┏━━

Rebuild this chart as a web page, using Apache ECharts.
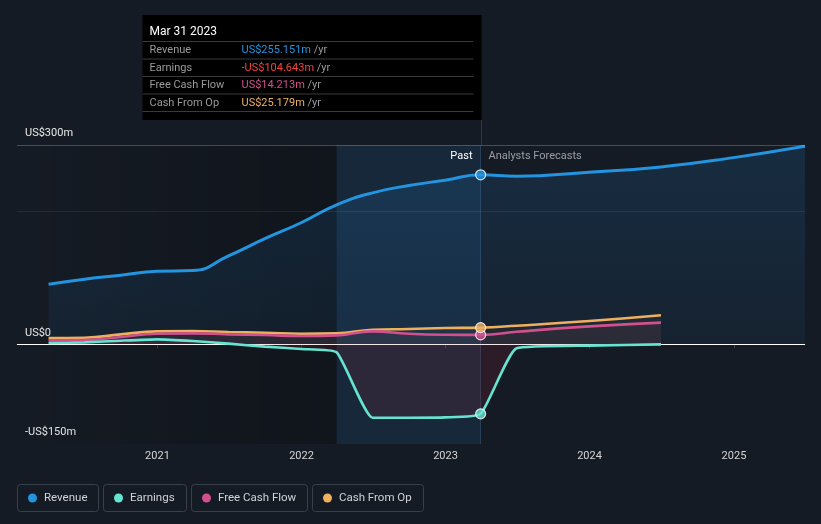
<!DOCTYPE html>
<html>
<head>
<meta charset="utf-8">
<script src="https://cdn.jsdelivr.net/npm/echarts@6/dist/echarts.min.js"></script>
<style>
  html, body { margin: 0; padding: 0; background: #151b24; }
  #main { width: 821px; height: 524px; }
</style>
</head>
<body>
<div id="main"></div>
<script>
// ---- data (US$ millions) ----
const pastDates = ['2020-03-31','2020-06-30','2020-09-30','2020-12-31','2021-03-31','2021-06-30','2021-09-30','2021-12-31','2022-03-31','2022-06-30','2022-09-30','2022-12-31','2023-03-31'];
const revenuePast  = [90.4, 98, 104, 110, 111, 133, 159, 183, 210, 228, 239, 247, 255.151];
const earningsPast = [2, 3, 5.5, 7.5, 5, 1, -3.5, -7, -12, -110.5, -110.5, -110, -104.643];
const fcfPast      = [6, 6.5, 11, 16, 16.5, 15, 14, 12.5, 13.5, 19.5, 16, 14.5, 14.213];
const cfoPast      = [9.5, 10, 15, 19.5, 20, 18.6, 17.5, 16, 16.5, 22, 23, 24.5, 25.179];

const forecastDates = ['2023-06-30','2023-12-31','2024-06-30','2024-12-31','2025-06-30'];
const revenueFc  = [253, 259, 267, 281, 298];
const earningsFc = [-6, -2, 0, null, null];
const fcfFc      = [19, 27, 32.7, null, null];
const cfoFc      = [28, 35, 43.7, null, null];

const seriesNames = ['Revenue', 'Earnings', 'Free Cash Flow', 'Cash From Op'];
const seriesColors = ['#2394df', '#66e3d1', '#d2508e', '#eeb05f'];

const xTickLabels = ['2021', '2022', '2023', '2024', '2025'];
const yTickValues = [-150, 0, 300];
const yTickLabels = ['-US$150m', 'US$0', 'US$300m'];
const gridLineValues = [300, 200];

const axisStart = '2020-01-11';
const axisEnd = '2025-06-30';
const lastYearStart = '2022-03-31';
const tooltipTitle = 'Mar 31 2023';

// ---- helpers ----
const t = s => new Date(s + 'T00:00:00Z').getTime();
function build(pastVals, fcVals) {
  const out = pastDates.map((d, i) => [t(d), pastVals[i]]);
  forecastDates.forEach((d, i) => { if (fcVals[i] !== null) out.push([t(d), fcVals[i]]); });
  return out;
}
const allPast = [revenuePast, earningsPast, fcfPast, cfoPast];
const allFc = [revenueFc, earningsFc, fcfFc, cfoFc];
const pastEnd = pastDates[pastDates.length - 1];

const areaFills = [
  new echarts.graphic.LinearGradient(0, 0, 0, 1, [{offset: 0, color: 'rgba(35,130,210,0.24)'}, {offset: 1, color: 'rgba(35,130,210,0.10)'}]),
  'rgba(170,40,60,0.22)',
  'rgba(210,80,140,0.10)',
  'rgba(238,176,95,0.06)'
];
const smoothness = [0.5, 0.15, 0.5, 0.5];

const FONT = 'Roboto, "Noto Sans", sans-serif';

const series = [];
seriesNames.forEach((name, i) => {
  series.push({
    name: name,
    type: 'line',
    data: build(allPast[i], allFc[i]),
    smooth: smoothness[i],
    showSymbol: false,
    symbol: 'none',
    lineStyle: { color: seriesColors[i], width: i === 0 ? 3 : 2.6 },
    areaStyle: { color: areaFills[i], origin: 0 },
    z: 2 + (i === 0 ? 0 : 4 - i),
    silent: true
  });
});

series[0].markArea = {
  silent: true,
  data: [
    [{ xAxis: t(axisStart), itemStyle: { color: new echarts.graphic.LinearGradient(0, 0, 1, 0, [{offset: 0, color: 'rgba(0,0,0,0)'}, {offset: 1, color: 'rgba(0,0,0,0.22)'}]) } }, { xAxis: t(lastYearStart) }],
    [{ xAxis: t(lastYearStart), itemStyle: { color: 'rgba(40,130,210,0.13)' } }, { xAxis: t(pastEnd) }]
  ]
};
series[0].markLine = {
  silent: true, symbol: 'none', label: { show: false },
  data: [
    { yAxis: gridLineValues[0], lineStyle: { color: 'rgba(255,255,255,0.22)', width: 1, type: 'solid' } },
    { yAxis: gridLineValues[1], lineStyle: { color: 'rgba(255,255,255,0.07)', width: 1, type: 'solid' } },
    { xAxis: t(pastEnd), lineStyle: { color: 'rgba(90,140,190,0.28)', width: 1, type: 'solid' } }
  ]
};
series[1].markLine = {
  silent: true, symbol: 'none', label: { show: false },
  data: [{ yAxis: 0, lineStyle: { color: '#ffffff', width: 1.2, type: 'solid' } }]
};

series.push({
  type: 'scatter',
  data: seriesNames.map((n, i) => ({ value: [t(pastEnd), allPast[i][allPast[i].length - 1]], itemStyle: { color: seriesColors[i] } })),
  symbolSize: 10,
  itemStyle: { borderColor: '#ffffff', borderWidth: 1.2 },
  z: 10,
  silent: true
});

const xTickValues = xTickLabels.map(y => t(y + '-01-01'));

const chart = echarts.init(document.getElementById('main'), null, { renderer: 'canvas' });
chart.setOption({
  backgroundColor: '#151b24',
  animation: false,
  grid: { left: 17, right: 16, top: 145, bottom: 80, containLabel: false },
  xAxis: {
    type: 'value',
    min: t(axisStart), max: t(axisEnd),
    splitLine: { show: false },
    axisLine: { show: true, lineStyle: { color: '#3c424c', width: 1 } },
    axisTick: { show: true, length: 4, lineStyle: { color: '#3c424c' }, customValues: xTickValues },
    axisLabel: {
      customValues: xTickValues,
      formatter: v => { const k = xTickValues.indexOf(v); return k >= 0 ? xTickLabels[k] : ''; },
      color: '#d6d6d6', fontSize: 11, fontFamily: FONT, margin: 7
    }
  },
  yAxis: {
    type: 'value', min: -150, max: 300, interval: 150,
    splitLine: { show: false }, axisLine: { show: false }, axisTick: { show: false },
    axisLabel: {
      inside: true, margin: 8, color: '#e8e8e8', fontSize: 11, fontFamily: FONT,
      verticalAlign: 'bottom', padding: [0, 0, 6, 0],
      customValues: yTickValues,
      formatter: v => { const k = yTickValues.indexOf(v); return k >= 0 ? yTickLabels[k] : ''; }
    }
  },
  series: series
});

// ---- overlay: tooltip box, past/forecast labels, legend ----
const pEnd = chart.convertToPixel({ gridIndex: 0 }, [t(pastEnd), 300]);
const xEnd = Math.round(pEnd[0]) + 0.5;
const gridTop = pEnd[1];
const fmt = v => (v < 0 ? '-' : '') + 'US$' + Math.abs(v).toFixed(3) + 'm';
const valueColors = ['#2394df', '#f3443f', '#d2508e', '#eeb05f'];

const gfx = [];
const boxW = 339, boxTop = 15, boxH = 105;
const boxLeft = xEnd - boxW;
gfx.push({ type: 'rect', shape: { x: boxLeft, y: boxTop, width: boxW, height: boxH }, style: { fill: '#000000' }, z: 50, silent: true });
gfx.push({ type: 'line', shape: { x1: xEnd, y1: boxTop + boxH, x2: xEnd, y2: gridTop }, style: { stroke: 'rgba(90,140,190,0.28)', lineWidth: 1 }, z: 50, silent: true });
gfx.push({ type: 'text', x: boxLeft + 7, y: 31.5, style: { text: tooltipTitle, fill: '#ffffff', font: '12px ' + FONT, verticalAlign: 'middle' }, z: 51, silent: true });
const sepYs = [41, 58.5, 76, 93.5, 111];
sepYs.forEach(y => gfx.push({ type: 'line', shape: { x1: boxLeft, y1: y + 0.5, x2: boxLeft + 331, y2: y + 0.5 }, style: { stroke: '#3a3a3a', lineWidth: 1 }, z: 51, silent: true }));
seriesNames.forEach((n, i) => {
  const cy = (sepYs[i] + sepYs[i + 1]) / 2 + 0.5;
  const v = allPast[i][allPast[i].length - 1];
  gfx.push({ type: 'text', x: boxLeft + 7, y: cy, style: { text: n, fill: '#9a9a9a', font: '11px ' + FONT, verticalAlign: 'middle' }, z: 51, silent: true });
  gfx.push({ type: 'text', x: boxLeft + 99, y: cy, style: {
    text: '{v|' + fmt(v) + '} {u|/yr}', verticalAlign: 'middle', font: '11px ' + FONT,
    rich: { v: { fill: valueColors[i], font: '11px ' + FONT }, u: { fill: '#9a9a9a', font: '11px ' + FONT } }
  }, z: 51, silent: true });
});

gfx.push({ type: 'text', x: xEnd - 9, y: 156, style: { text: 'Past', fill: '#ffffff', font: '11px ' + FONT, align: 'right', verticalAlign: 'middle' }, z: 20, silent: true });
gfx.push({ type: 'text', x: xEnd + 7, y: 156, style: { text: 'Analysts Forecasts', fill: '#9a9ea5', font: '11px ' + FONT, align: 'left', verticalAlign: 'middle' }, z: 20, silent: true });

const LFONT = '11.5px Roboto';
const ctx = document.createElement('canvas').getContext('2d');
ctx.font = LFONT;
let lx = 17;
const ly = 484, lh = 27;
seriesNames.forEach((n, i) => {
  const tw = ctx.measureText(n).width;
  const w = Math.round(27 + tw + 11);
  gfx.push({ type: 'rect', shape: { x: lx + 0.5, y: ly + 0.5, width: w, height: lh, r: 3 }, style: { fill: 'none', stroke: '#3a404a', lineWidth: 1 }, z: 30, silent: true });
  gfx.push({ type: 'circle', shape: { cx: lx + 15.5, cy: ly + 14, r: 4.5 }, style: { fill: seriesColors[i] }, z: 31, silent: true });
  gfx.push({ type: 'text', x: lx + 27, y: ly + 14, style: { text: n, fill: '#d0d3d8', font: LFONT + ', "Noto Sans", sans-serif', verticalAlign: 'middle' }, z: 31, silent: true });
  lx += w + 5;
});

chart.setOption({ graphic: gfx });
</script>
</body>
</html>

┗━━

◆ **GOAL OF THE EXERCISE**
Leave out any pictures and return exactly the lines from the beginning of the data through the line with "23, 24.5, 25.179];", inclusive.

◆ **EXERCISE ANSWER**
Rebuild this chart as a web page, using Apache ECharts.
<!DOCTYPE html>
<html>
<head>
<meta charset="utf-8">
<script src="https://cdn.jsdelivr.net/npm/echarts@6/dist/echarts.min.js"></script>
<style>
  html, body { margin: 0; padding: 0; background: #151b24; }
  #main { width: 821px; height: 524px; }
</style>
</head>
<body>
<div id="main"></div>
<script>
// ---- data (US$ millions) ----
const pastDates = ['2020-03-31','2020-06-30','2020-09-30','2020-12-31','2021-03-31','2021-06-30','2021-09-30','2021-12-31','2022-03-31','2022-06-30','2022-09-30','2022-12-31','2023-03-31'];
const revenuePast  = [90.4, 98, 104, 110, 111, 133, 159, 183, 210, 228, 239, 247, 255.151];
const earningsPast = [2, 3, 5.5, 7.5, 5, 1, -3.5, -7, -12, -110.5, -110.5, -110, -104.643];
const fcfPast      = [6, 6.5, 11, 16, 16.5, 15, 14, 12.5, 13.5, 19.5, 16, 14.5, 14.213];
const cfoPast      = [9.5, 10, 15, 19.5, 20, 18.6, 17.5, 16, 16.5, 22, 23, 24.5, 25.179];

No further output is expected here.